Recipes | Millet Flat-bread and Garlic Spread – The delightful world of food blogs
Thanks to some real-life social engagements, I went off-line for a couple of days and enjoyed the leisure time with family and friends. The self-exile did help in bringing some balance back into life .
Getting back to work again after a break can feel daunting. I was trying to re-sync my internet-based social media engagements and checking the in-boxes for any messages.
As I was trying to settle into the rhythm, a message popped up. It was from a friend ‘Raji‘ who congratulated me for a lovely feature in an Indian daily ‘The Tribune’. She also attached a copy (below) of that page with a small note at the end, “would you mind sharing the recipe of that Garlic spread (Lasun cutney) I had with millet flat breads (bajra roti) at your home…please..please”.
I checked the online link on the site of a popular Indian newspaper ‘The Tribune’ which published my interview a couple of days back. I was reading that article and grinning from ear to ear, as if I had just won the lottery
And why wouldn’t I, the article about food bloggers in India starts with a few snippets from ‘my journey into the world of food blogging‘ and ends with a sentence from my about page!
Following your dream is never easy, but these are the times when the efforts you put in, to realize your dreams feel worth.
1. Spicy Millet Flat-breads or Bajre ki Roti
Millet flat-breads or Bajra rotis are widely eaten in rural India during winter season. As millet lack gluten, the dough becomes quite difficult to handle and makes it hard to roll the roti on a board without breaking it.
To easy my work during morning rush hours, I combine millet (bajra), sorghum (jowar), wheat (gehun) and store the flour. Gluten present in wheat helps in two ways, it keeps the rotis soft in the lunchbox and also makes it easy to roll the rotis without breaking.
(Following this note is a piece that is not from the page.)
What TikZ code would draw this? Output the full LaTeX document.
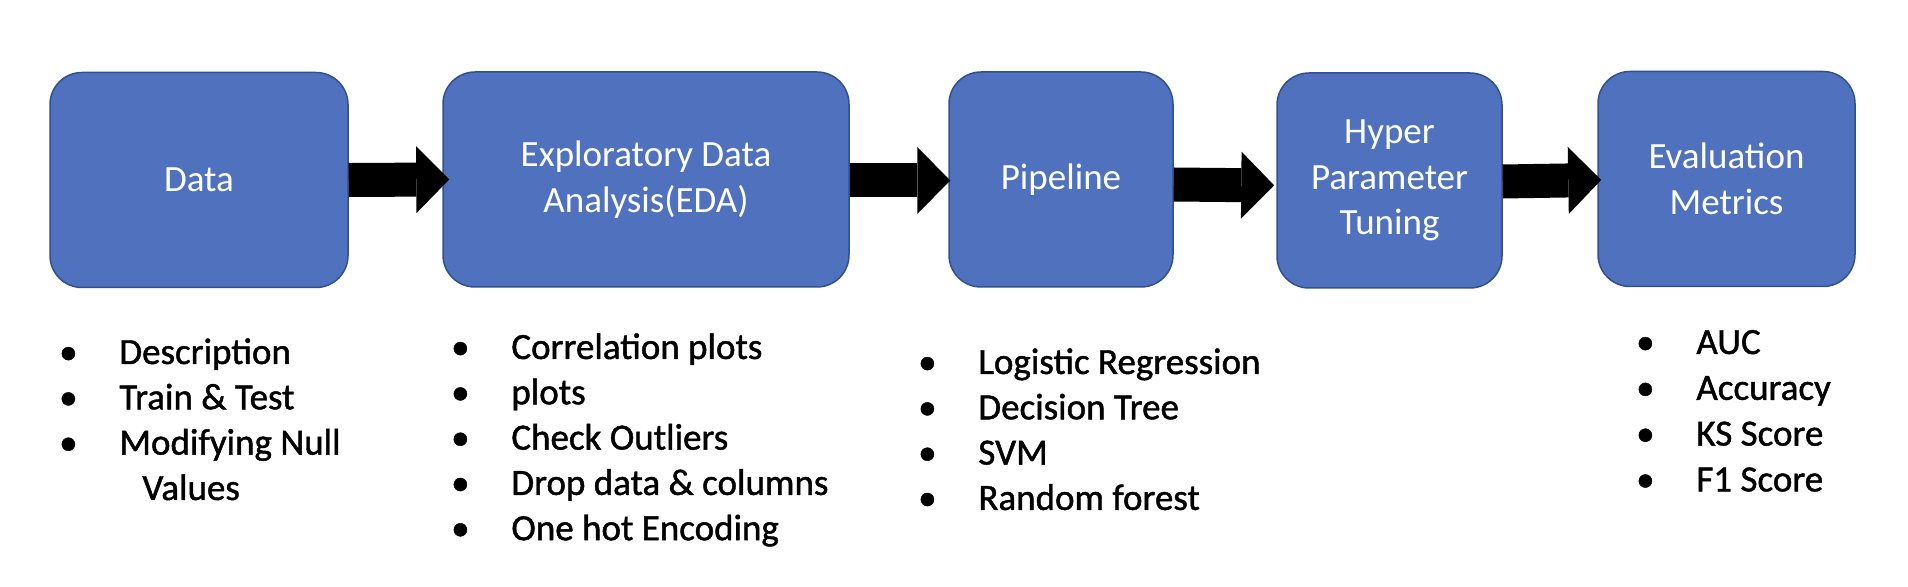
\documentclass[tikz,border=0pt]{standalone}
\usepackage{fontspec}
\setmainfont{Carlito}
\newfontfamily\listfont[FakeBold=1.2]{Carlito}
\usetikzlibrary{arrows.meta}
\definecolor{boxfill}{HTML}{4F71BE}
\definecolor{boxline}{HTML}{2F528F}
\newcommand{\bul}[1]{\makebox[0pt]{\textbullet}\hspace{25.5pt}#1}
\begin{document}
\begin{tikzpicture}[x=0.5pt,y=-0.5pt,
  stage/.style={rounded corners=16pt, fill=boxfill, draw=boxline, line width=0.75pt,
    text=white, align=center, minimum height=107.5pt, inner sep=0pt,
    font=\fontsize{18.5}{22.75}\selectfont},
  blockarrow/.style={line width=17pt, draw=black,
    -{Triangle[length=16.5pt, width=33.5pt, line width=0pt]}},
  item/.style={anchor=base west, inner sep=0pt, text=black,
    font=\listfont\fontsize{18.5}{22.75}\selectfont}]
\useasboundingbox (0,0) rectangle (1908,587);

% stages
\node[stage, minimum width=149pt]   (data)  at (199,180)    {Data};
\node[stage, minimum width=203pt]   (eda)   at (646,179.5)  {Exploratory Data\\Analysis(EDA)};
\node[stage, minimum width=112pt]   (pipe)  at (1061,179.5) {Pipeline};
\node[stage, minimum width=112.5pt] (hyper) at (1389.5,180.5) {Hyper\\Parameter\\Tuning};
\node[stage, minimum width=128.5pt] (eval)  at (1726.5,179) {Evaluation\\Metrics};

% block arrows
\draw[blockarrow, shorten >=-3.5pt] (data.east) -- (eda.west);
\draw[blockarrow, shorten >=-1pt] ([yshift=-0.5pt]eda.east) -- ([yshift=-0.5pt]pipe.west);
\draw[blockarrow, shorten >=1pt] ([yshift=-2.5pt]pipe.east) -- ([yshift=-2.5pt]hyper.west);
\draw[blockarrow, shorten >=-2pt] ([yshift=-0.5pt]hyper.east) -- ([yshift=-0.5pt]eval.west);

% lists
\foreach \t [count=\i from 0] in {Description, Train \& Test, Modifying Null}
  \node[item] (dl\i) at (68,{364+45.3*\i}) {\bul{\t}};
\node[item] (dl3) at (142,500) {Values};

\foreach \t [count=\i from 0] in {Correlation plots, plots, Check Outliers, Drop data \& columns, One hot Encoding}
  \node[item] (el\i) at (460,{359+45.3*\i}) {\bul{\t}};

\foreach \t [count=\i from 0] in {Logistic Regression, Decision Tree, SVM, Random forest}
  \node[item] (pl\i) at (927,{374+45.3*\i}) {\bul{\t}};

\foreach \t [count=\i from 0] in {AUC, Accuracy, KS Score, F1 Score}
  \node[item] (ml\i) at (1645,{354+45.8*\i}) {\bul{\t}};
\end{tikzpicture}
\end{document}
Villagers prefer to eat these filling Rotis with spicy garlic chutney after a days hard work in field. They don’t need any modern gadgets to grind the chutney or a griddle to cook rotis. Just a few wooden sticks to light the fire, a stone to grind the chutney and their day is done.
I still remember the earthy taste of the millet rotis my caretaker, an old lady in her seventies used to bring and share with me. She would cook the millet rotis on a wooden hearth at her home, wrap them in a muslin cloth and bring for her lunch.
She used to sit in a corner and gently open the folds of the aged muslin cloth to take out the warm rotis and eat them with sliced onion and a green chilly. Life is really simple, the piles of stuffs we gather to simplify it actually make it more complicated.
(makes about 6-7 rotis)
- 1 cup Millet (bajra) flour
- 1/2 cup Sorghum (jowar) flour
- 1/2 cup wheat flour
- 1 medium onion
- 1 green chilly
- 1/2 tsp. red chilly powder
- 3 tbsp. chopped coriander leaves
- 1 tsp Carom (ajwain) seeds
- Salt to taste
- water as required
Method; Peel and chop onion very finely. Dice green chilly into small pieces. Take a large bowl and add all the three varieties of fours in it.
Add all ingredients except water and combine to mix well.
Pour water little by little and knead a soft dough.
It is quite easy to roll these rotis in between two sheets of plastic or butter paper as shown in this recipe. Pinch small balls of dough and roll into circular rotis. These rotis will roll out slightly thicker and will not puff up like chapattis or phulkas.
Heat a griddle, place the roti on it and toast for a few seconds till the texture and colour of roti changes. Press the rotis lightly with the back of a spatula.
Flip again and toast it for another minute. Serve these healthy and filling Spicy Millet flat-breads or bajre ki Rotis with garlic spread (Lasun chutney) and yogurt raita (curd).
2. Spicy Chilly-Garlic Spread or Lasun ki chutney
- 20-25 garlic cloves
- 10 red chilly
- 4-5 tbsp. oil
- 1 cup Warm water
- Salt to taste
- 1 tsp fenugreek seeds
- 1 tsp. mustard seeds
Method; soak red chilly in warm water for an hour. Remove the stalks from each chilly, if you wish.
Peel garlic, 2-3 whole pods of garlic (lasun) are good enough to get 20-25 cloves.
Drain the water from chilly and grind it with garlic cloves and salt into fine paste.
Add a little water if you find it difficult to grind the paste.
Heat oil and crackle mustard seeds, add fenugreek seeds (methi dana) and immediately pour the garlic paste into it.
Cook on medium heat till oil separates from the garlic and chilly paste.
This spicy-garlic spread or chutney stays good for a month in refrigerator.
- Use warm water for soft and more pliable dough.
- Wheat flour in the dough helps rolling the rotis easier.
- Knead the dough a day before and refrigerate. It stays good for 3-4 days.
- Add 1 boiled and mashed potato for another healthy variation of this roti recipe.
- Use dry red chilly powder if you need to make instant garlic spread and don’t have time to soak the chilies.